Во второй половине восьмого века, когда Днепр перешел военно-торговым путем "из варяг в греки", воеводы киевских и черниговских князей не могли не заметить выгодный в тактическом отношении высокий мыс, возвышающийся между Днепром и Друтью, как будто самой природой предназначенный для сторожевого поста. И здесь была построена деревянная крепость. С ее башен хорошо просматривался Днепр и устье Друти. Это произошло в тысячном году во время княжения в Киеве Владимира I, которого во всех былинах называют "красным солнышком". Это он построил на всем побережье Днепра и его притоках десятки крепостей и городов для охраны Руси от неожиданных набегов кочующих восточных племен. Это он впервые на Руси организовал общегосударственную оборону, обязав принимать в ней участие всех русских князей, если даже им ничего не угрожало в связи с их удаленностью от восточных земель.
Гарнизоны для крепостей и городов набирались из "лучших мужей" со всех земель русских. Этими мерами князь Владимир оградил Русь от неожиданных опустошительных набегов кочевников. В крепости, на высоком мысу между Друтью и Днепром, была поселена дружина от князя Святополка города Турова, сына Владимира. К северу от крепости прорыли глубокий ров и заполнили его водой. В результате получилась обособленная высокая гора с деревянной крепостью, окруженная со всех сторон водой. С высокой башни было далеко видно вокруг, и в случае нападения дружинники разжигали на башне большой костер с дымом, давая знать другим крепостям о грозящей опасности.
Не год и не два жили в крепости дружинники. Поэтому, вполне естественно, что они привозили сюда жен и создавали свои семьи. Дома строили за рвом, переходя по подъемному мостику. Для домов валили лес, очищали заодно площадки для дворов и огородов. Таким образом, к северу от крепости вырос посад: маленький поселок, обслуживающий дружинников крепости. Вначале крепости дали название Рогач, так как она была построена на самом рогу полуострова между двумя реками. Но когда рядом с крепостью вырос поселок, то его стали называть Рогачев. Так, примерно в самом начале одиннадцатого века, возник наш город Рогачев, сторожевой пост в киевской Руси на древнем пути "из варяг в греки". В то время это был самый удобный путь в деле развития торговли, ремесел и в деле политических отношений как внутри Руси, так и с другими государствами.
Пройдет почти полтораста лет, прежде чем наш поселок упомянут в летописи Ипатьевского монастыря, из которой мы и узнали, что в 1142 году Рогачев уже считался городом.
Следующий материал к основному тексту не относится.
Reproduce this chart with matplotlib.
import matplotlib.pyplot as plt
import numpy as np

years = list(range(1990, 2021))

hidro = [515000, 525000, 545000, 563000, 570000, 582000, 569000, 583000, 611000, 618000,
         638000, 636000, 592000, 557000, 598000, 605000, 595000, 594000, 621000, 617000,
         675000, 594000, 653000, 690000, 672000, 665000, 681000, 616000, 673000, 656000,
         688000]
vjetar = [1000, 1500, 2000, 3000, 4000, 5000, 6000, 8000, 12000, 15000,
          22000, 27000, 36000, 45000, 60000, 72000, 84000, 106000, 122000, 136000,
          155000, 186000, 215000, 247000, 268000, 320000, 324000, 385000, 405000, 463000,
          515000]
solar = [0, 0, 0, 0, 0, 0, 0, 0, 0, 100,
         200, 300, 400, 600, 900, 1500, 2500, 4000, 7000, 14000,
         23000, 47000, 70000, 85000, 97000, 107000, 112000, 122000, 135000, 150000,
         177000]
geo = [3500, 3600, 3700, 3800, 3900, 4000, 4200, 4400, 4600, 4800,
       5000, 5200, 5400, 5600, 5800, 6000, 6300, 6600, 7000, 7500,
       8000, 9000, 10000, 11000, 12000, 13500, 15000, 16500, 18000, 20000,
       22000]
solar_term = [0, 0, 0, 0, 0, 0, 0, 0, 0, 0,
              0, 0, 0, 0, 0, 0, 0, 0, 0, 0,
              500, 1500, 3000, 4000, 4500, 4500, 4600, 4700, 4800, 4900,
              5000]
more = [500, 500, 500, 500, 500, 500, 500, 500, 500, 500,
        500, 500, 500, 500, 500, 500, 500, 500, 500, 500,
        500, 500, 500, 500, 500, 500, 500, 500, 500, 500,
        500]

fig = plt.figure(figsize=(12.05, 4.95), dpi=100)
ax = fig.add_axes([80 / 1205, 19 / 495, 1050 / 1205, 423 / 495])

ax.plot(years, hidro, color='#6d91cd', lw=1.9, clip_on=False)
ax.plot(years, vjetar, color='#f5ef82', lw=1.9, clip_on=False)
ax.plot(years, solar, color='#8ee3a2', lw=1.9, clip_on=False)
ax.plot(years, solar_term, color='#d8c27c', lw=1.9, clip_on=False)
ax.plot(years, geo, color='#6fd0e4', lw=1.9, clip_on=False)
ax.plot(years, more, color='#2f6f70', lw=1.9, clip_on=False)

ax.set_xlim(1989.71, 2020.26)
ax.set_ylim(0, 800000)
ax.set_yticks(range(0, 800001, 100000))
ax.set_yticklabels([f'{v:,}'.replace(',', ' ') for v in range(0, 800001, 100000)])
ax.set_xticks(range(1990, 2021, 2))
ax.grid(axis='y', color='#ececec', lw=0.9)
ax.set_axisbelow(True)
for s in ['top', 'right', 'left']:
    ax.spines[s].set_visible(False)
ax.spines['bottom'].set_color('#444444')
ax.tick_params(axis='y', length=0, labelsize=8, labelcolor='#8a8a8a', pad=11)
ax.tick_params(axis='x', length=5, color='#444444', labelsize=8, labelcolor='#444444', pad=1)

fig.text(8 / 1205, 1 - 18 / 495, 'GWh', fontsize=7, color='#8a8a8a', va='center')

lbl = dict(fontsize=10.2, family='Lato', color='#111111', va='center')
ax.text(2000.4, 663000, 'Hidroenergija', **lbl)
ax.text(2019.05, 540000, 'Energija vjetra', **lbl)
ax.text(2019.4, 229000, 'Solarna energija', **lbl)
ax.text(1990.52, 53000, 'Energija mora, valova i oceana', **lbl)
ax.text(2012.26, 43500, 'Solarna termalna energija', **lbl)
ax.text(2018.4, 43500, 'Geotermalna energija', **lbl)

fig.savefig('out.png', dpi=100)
И еще одну запись о нашем городе внесет в летопись Киевской Руси летописец монах Нестор, когда киевский князь Ярослав Олегович отдаст Рогачев в качестве подарка своему брату князю черниговскому Игорю Олеговичу. Затем, из-за распада единой киевской Руси и бесконечных распрей между русскими князьями, Рогачев присоединят к себе поочередно то Великое княжество литовское, то польское государство, то Пинское княжество, то польский король Сигизмунд. На протяжении четырех веков горожанам пришлось терпеть гнет разных пришельцев. А после набегов восточных татар и монголов город приходилось восстанавливать заново. Неоднократно отстраивалась и сторожевая крепость. И только в 1772 году, после раздела польского государства, Речи Посполитой, восточная Белоруссия, в том числе и наш город Рогачев, была присоединена к России. Через пять лет Рогачев становится уездным городом, а в 1781 году был утвержден и герб города: на фоне золотистой пшеницы – черный бараний рог. Императрицей российской Екатериной II был утвержден план застройки города и дано указание о постройке в городе каменного замка, так как город имел важное стратегическое значение в системе обороны России вдоль Днепра, но теперь уже не от восточных кочевников, а от западных любителей чужого добра.
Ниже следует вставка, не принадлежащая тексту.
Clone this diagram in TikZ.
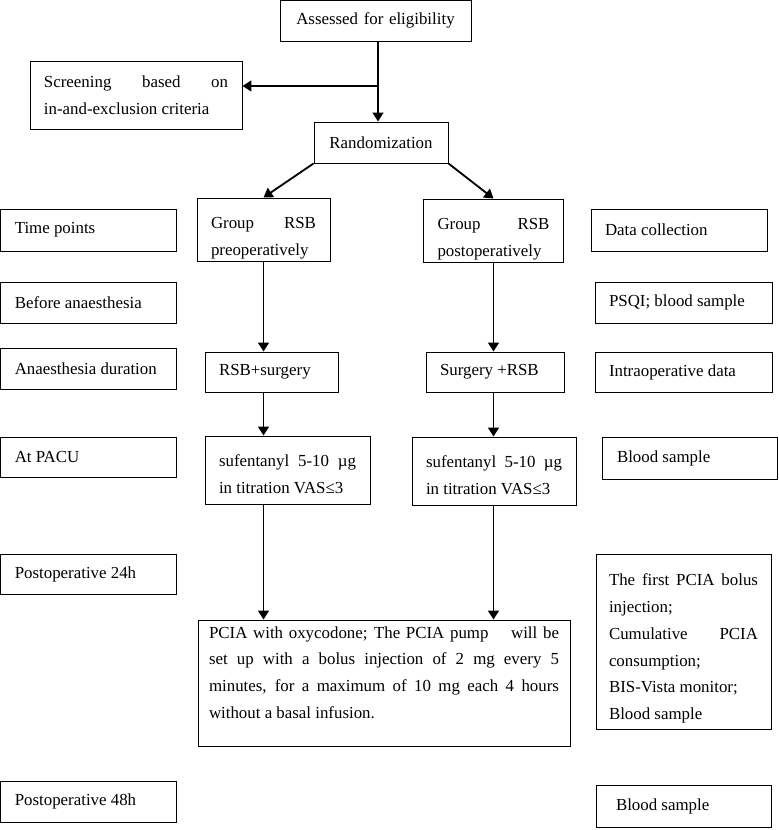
\documentclass[tikz,border=0pt]{standalone}
\usepackage{fontspec}
\setmainfont{Liberation Serif}
\usetikzlibrary{arrows.meta}
\tolerance=10000
\hyphenpenalty=10000

\begin{document}
\begin{tikzpicture}[
    box/.style={draw, line width=0.7pt, inner ysep=0pt, inner xsep=0.35cm, align=justify, font=\fontsize{12}{19}\selectfont},
    arr/.style={line width=1.3pt, -{Triangle[length=6.4pt, width=7.8pt]}}
  ]
  \useasboundingbox (0,0) rectangle (19.45,-20.75);

  % main flow
  \node[box, align=center, text width=4.075cm, minimum height=1.025cm] (assess) at (9.3875,-0.5125) {Assessed for eligibility};
  \node[box, text width=4.6cm, minimum height=1.7cm] (screen) at (3.4,-2.375) {Screening based on\linebreak in-and-exclusion criteria};
  \node[box, align=center, text width=2.65cm, minimum height=1.025cm] (rand) at (9.525,-3.5625) {Randomization};

  \node[box, text width=2.625cm, minimum height=1.575cm] (grpA) at (6.5875,-5.7375) {\rule{0pt}{20pt}Group RSB\linebreak preoperatively};
  \node[box, text width=2.8cm, minimum height=1.575cm] (grpB) at (12.3375,-5.7625) {\rule{0pt}{20pt}Group RSB\linebreak postoperatively};
  \node[box, text width=2.625cm, minimum height=1cm] (surgA) at (6.7875,-9.3) {RSB+surgery};
  \node[box, text width=2.75cm, minimum height=1cm] (surgB) at (12.375,-9.3) {Surgery +RSB};
  \node[box, text width=3.425cm, minimum height=1.7cm] (sufA) at (7.1875,-11.75) {\rule{0pt}{14pt}sufentanyl 5-10 µg\linebreak in titration VAS≤3};
  \node[box, text width=3.4cm, minimum height=1.7cm] (sufB) at (12.35,-11.775) {\rule{0pt}{14pt}sufentanyl 5-10 µg\linebreak in titration VAS≤3};
  \node[box, inner xsep=0.275cm, text width=8.75cm, minimum height=3.15cm] (pcia) at (9.6,-17.075) {PCIA with oxycodone; The PCIA pump\hspace{1em} will be\linebreak set up with a bolus injection of 2 mg every 5\linebreak minutes, for a maximum of 10 mg each 4 hours\linebreak without a basal infusion.\rule[-15pt]{0pt}{0pt}};

  % time points
  \node[box, text width=3.68cm, minimum height=1.05cm] (tp) at (2.21,-5.75) {Time points};
  \node[box, text width=3.68cm, minimum height=1.025cm] (ba) at (2.21,-7.5625) {Before anaesthesia};
  \node[box, text width=3.68cm, minimum height=1.025cm] (ad) at (2.21,-9.2125) {Anaesthesia duration};
  \node[box, text width=3.68cm, minimum height=1cm] (pacu) at (2.21,-11.425) {At PACU};
  \node[box, text width=3.68cm, minimum height=1cm] (p24) at (2.21,-14.35) {Postoperative 24h};
  \node[box, text width=3.68cm, minimum height=1.025cm] (p48) at (2.21,-20.0375) {Postoperative 48h};

  % data collection
  \node[box, text width=3.7cm, minimum height=1.05cm] (dc) at (16.975,-5.75) {Data collection};
  \node[box, text width=3.725cm, minimum height=1.025cm] (psqi) at (17.0875,-7.5625) {PSQI; blood sample};
  \node[box, text width=3.725cm, minimum height=1cm] (intra) at (17.0875,-9.3) {Intraoperative data};
  \node[box, inner xsep=0.375cm, text width=3.625cm, minimum height=1.05cm] (bsA) at (17.2375,-11.45) {Blood sample};
  \node[box, inner xsep=0.325cm, text width=3.725cm, minimum height=4.375cm] (dat24) at (17.0875,-16.0375) {\rule{0pt}{18.5pt}The first PCIA bolus\linebreak injection;\\ Cumulative PCIA\linebreak consumption;\\ BIS-Vista monitor;\\ Blood sample};
  \node[box, inner xsep=0.5cm, text width=3.375cm, minimum height=1.05cm] (bsB) at (17.0875,-20.15) {Blood sample};

  % arrows
  \coordinate (split) at (9.45,-2.15);
  \draw[arr] (assess.south -| split) -- (split |- rand.north);
  \draw[arr] (split) -- (split -| screen.east);
  \draw[arr] (rand.south west) -- (grpA.north);
  \draw[arr] (rand.south east) -- (grpB.north);

  \draw[arr] (grpA.south) -- (grpA.south |- surgA.north);
  \draw[arr] (grpA.south |- surgA.south) -- (grpA.south |- sufA.north);
  \draw[arr] (grpA.south |- sufA.south) -- (grpA.south |- pcia.north);
  \draw[arr] (grpB.south) -- (grpB.south |- surgB.north);
  \draw[arr] (grpB.south |- surgB.south) -- (grpB.south |- sufB.north);
  \draw[arr] (grpB.south |- sufB.south) -- (grpB.south |- pcia.north);
\end{tikzpicture}
\end{document}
Став уездным городом, Рогачев стал быстро развиваться. Росли мелкие фабрики и заводы, торговые заведения. Росло и население города. В 1841 году в городе проживало 3224 человека. На восемнадцати улицах стояли 298 деревянных домов и один каменный. В городе было шестнадцать садов, четыре площади, три кладбища за городской чертой. Затем, в течение десятков лет, население города росло очень медленно. В 1888 году в Рогачеве проживало только 4437 человек. Однако, к концу XIX столетия и в начале XX столетия, после постройки железной дороги от Петербурга до Киева и шоссейной дороги от Москвы до Варшавы, население в Рогачеве удвоилось. В то время в Рогачеве уже проживало 9038 человек в 656 деревянных домах и шести каменных. В это время на окраине города вырастают: лесопильный завод, картонная фабрика, кирпичный завод, мельница и другие более мелкие предприятия. В их числе и казначейство. В самом городе были построены: прекрасный театр, реальное училище, учительская семинария, казармы кавалерийского полка.
Примерно в это время, в первые годы двадцатого века, приехали на заработки в Рогачев мои будущие родители: восьмилетняя девочка Роня из Бобруйска и тринадцатилетний паренек Моисей из Быхова. Именно это ничем не примечательное событие в жизни небольшого городка и стало впоследствии одной из главных причин моих воспоминаний. Ведь именно они, полюбив друг друга, ровно через восемь лет основали новую, рогачевскую семью, в которой еще через десять лет появился и я – автор этих строк. Об этом и о многих других событиях, происшедших затем в городе Рогачеве, я и хочу рассказать в последующих главах этой книги.